Sherri Scribner - Deutsche Bank AG, Research Division
I know a number of people have asked this question, but I'm going to try it in a little bit of a different way. In terms of the guidance for the legacy businesses to be generally in line, I just want to make sure I understand the word, legacy.
Is that suggesting all the business that does not include the recent acquisitions, or is there some segment that you would consider non-legacy that you expect to see something different? And are there any segments that you would expect to see weaker than seasonal growth?
Paul J. Reilly
Okay, Sherri, I'm going to try to give that a shot, okay? When we talk about or refer to or try to point to our legacy businesses, those are the traditional distribution services that we have been involved with for 10 to 20 years.

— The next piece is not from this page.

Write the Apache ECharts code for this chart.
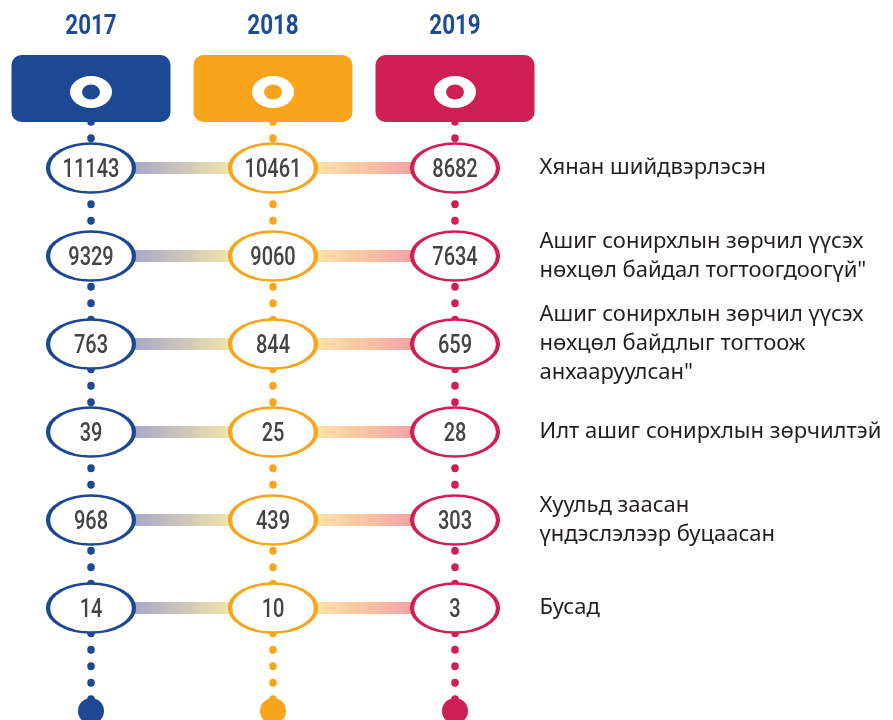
<!DOCTYPE html>
<html>
<head>
<meta charset="utf-8">
<script src="https://cdn.jsdelivr.net/npm/echarts@6/dist/echarts.min.js"></script>
<style>
  html, body { margin: 0; padding: 0; background: #fff; }
  #chart { width: 893px; height: 720px; }
</style>
</head>
<body>
<div id="chart"></div>
<script>
const years = ["2017", "2018", "2019"];
const yearColors = ["#1d4893", "#f9a51b", "#d01f55"];
const rowLabels = [
  "Хянан шийдвэрлэсэн",
  "Ашиг сонирхлын зөрчил үүсэх\nнөхцөл байдал тогтоогдоогүй\"",
  "Ашиг сонирхлын зөрчил үүсэх\nнөхцөл байдлыг тогтоож\nанхааруулсан\"",
  "Илт ашиг сонирхлын зөрчилтэй",
  "Хуульд заасан\nүндэслэлээр буцаасан",
  "Бусад"
];
const values2017 = [11143, 9329, 763, 39, 968, 14];
const values2018 = [10461, 9060, 844, 25, 439, 10];
const values2019 = [8682, 7634, 659, 28, 303, 3];
const valuesByYear = [values2017, values2018, values2019];

// rows sit at y = 1..6 (88px apart), header and year above, end dot below
const unit = 88;
const yMin = 1 - 168 / unit;
const yMax = yMin + 720 / unit;
const yearY = -0.6;
const headerY = 0.097;
const ringY = 0.136;
const endY = 7.17;
const numFont = "Roboto, 'Liberation Sans', sans-serif";

let myChart = echarts.init(document.getElementById("chart"));

let series = [];

// dotted vertical lines
years.forEach((y, i) => {
  series.push({
    type: "line",
    z: 1,
    symbol: "none",
    silent: true,
    data: [[y, headerY], [y, endY]],
    lineStyle: { color: yearColors[i], width: 7.5, type: [0.5, 16], cap: "round", opacity: 1 }
  });
});

// gradient connectors for each row
rowLabels.forEach((lbl, r) => {
  series.push({
    type: "line",
    z: 2,
    symbol: "none",
    silent: true,
    data: years.map(y => [y, r + 1]),
    lineStyle: {
      width: 12,
      opacity: 1,
      color: {
        type: "linear", x: 0, y: 0, x2: 1, y2: 0,
        colorStops: [
          { offset: 0, color: "#8c96c4" },
          { offset: 0.118, color: "#a0a7cb" },
          { offset: 0.38, color: "#f3e2ac" },
          { offset: 0.62, color: "#fde1a4" },
          { offset: 0.88, color: "#f4a2a6" },
          { offset: 1, color: "#f08f98" }
        ]
      }
    }
  });
});

// header boxes
series.push({
  type: "custom",
  z: 3,
  silent: true,
  data: years.map((y, i) => [y, headerY, i]),
  renderItem: (params, api) => {
    const p = api.coord([api.value(0), api.value(1)]);
    return {
      type: "rect",
      shape: { x: p[0] - 79.5, y: p[1] - 33.5, width: 159, height: 67, r: 10 },
      style: { fill: yearColors[api.value(2)] }
    };
  }
});
series.push({
  type: "scatter",
  z: 4,
  silent: true,
  symbol: "circle",
  symbolSize: [42, 32],
  itemStyle: { color: "#fff", opacity: 1 },
  data: years.map(y => [y, ringY])
});
series.push({
  type: "scatter",
  z: 5,
  silent: true,
  symbol: "circle",
  symbolSize: [18, 15],
  data: years.map((y, i) => ({ value: [y, ringY], itemStyle: { color: yearColors[i], opacity: 1 } }))
});

// year titles
series.push({
  type: "custom",
  z: 5,
  silent: true,
  data: years.map(y => [y, yearY]),
  renderItem: (params, api) => {
    const p = api.coord([api.value(0), api.value(1)]);
    return {
      type: "text",
      x: p[0],
      y: p[1],
      scaleX: 0.8,
      style: {
        text: years[params.dataIndex],
        fill: "#1e4b96",
        font: "bold 28px " + numFont,
        align: "center",
        verticalAlign: "middle"
      }
    };
  }
});

// end dots
series.push({
  type: "scatter",
  z: 3,
  silent: true,
  symbol: "circle",
  symbolSize: 26,
  data: years.map((y, i) => ({ value: [y, endY], itemStyle: { color: yearColors[i], opacity: 1 } }))
});

// value ellipses
years.forEach((y, i) => {
  series.push({
    type: "scatter",
    z: 6,
    silent: true,
    symbol: "circle",
    symbolSize: [86, 49],
    itemStyle: { color: "#fff", borderColor: yearColors[i], borderWidth: 3.2, opacity: 1 },
    data: valuesByYear[i].map((v, r) => [y, r + 1])
  });
  series.push({
    type: "custom",
    z: 7,
    silent: true,
    data: valuesByYear[i].map((v, r) => [y, r + 1, v]),
    renderItem: (params, api) => {
      const p = api.coord([api.value(0), api.value(1)]);
      return {
        type: "text",
        x: p[0],
        y: p[1] + 3,
        scaleX: 0.8,
        style: {
          text: String(api.value(2)),
          fill: "#444",
          font: "500 25px " + numFont,
          align: "center",
          verticalAlign: "middle"
        }
      };
    }
  });
});

// row descriptions on the right
series.push({
  type: "scatter",
  z: 6,
  silent: true,
  symbolSize: 1,
  itemStyle: { color: "rgba(0,0,0,0)", opacity: 1 },
  label: {
    show: true,
    position: "right",
    distance: 84,
    align: "left",
    color: "#231f20",
    fontSize: 22,
    lineHeight: 29,
    fontFamily: "'Noto Sans', sans-serif",
    formatter: p => rowLabels[p.dataIndex]
  },
  data: rowLabels.map((l, r) => [years[2], r + 1])
});

let option = {
  animation: false,
  grid: { left: 0, width: 546, top: 0, bottom: 0 },
  xAxis: {
    type: "category",
    data: years,
    show: false
  },
  yAxis: {
    type: "value",
    inverse: true,
    min: yMin,
    max: yMax,
    show: false
  },
  series: series
};
myChart.setOption(option);
window.addEventListener("resize", function() {
  myChart.resize();
});
</script>
</body>
</html>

So the Components business in North America, the VAD business in North America, the Components business in Europe, the light business in Asia, because remember, we do have specialty businesses there. Those are the businesses that we have the most familiarity with from a seasonal trends point of view.

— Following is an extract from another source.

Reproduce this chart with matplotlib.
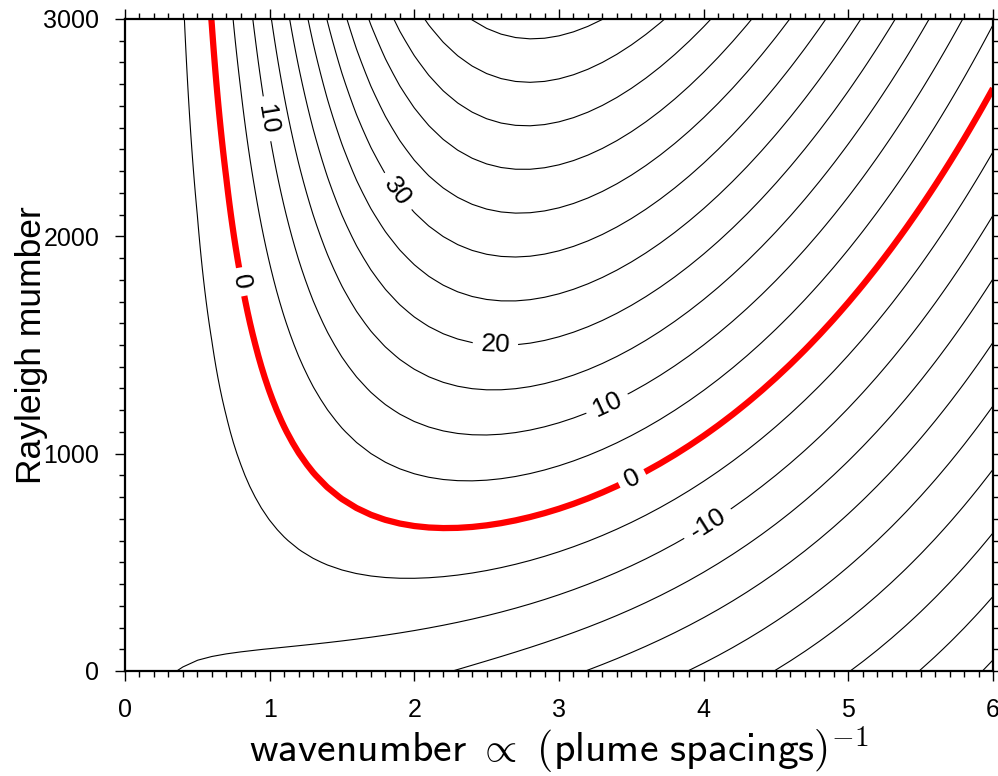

Admittedly, it has changed over time. We're still trying to get our arms around what might be seasonal trends, if there are any, in the EAD space or the specialty businesses or some of specialty businesses we're entering into on a computer products side.
We don't expect anything to be out of the norm downward in Q3, nor for that matter, do we expect anything to be out of the norm on the upside as we go through Q3.
Operator
And I would now like to turn the call back over to Ms. Greer Aviv for closing remarks.
Greer Aviv
Thank you, Shaquana. If you have any questions about the information presented here today, please feel free to contact Paul Reilly or myself.
Thank you, and have a nice day.
Operator
Thank you for your participation in today's conference. This concludes the presentation.
You may now disconnect, and have a great day.